L’ex autista rintracciato dal Fatto conferma il racconto. “Su sua richiesta nel 2012 accompagnai al Castello sia lui che il Bocedi almeno due volte. Mi dicevano dove andare, io andavo. Era ormai abbandonato, anche il ristorante era chiuso da tempo. Ricordo l’anziana signora, magra e con gli occhiali e questo grande quadro molto bello e bello grande. Per Vittorio era un’opera di grande valore, era interessatissimo, ma la signora non lo voleva proprio vendere. Mi rimandò lì in avanscoperta con un’altra persona di sua fiducia, non ricordo chi fosse, fingendo di voler comprare il castello. Era tutta una sceneggiata per rivedere il quadro e fare delle foto. Seppi poi che a un certo punto il quadro sparì e che fu sostituito da una grande foto in plastica, e che ci fu una denuncia. Mi balenò il sospetto che fosse finito dritto nella collezione Sgarbi, perché è un collezionista compulsivo, quando si trova davanti un’opera di grande valore salta fuori questo suo lato. Ma chi materialmente lo prelevò dal castello questo proprio non lo so, certamente non io. Ho smesso di lavorare per Sgarbi a fine 2012”.
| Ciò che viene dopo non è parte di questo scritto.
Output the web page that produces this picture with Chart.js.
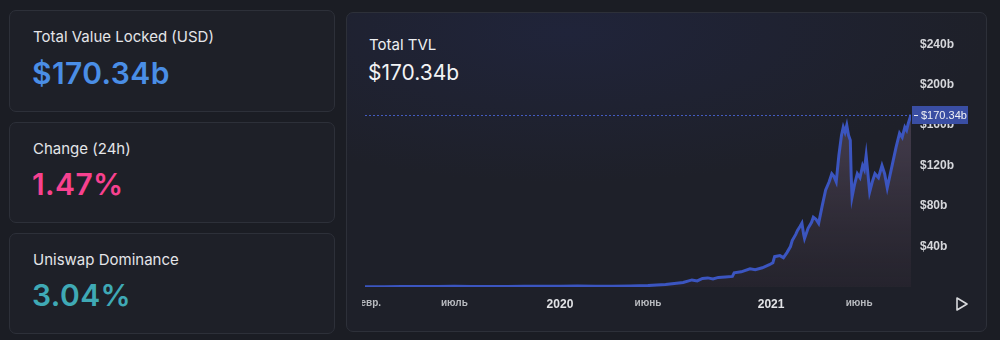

Per Sgarbi sono soltanto delle formidabili “coincidenze”. Sempre molto fortunate, le sue: continua infatti a sostenere che nel 2000 compra la villa Maidalchina, una nobile dimora di campagna diroccata e abbandonata da decenni fuori Viterbo, e ohibò, d’averci trovato dentro un inedito di Manetti. “In un interstizio” dice, o forse in una soffitta che fece restaurare. Del resto, questa è la provenienza indicata ufficialmente nella scheda della mostra di Lucca. Difficile, per quanto improbabile risulti oggi, fare marcia indietro indicandone una diversa. Mentre si affanna a dire cosa non ha fatto, non chiarisce quel che forse avrebbe dovuto fare: avendo trovato in soffitta un dipinto di rilevante interesse storico, artistico ed economico, ha cercato e avvisato i legittimi proprietari per restituirla? Ha forse segnalato il fortunoso ritrovamento alle autorità preposte, ovvero alla soprintendenza sul territorio, anche al fine di verificare se fosse oggetto di un crimine?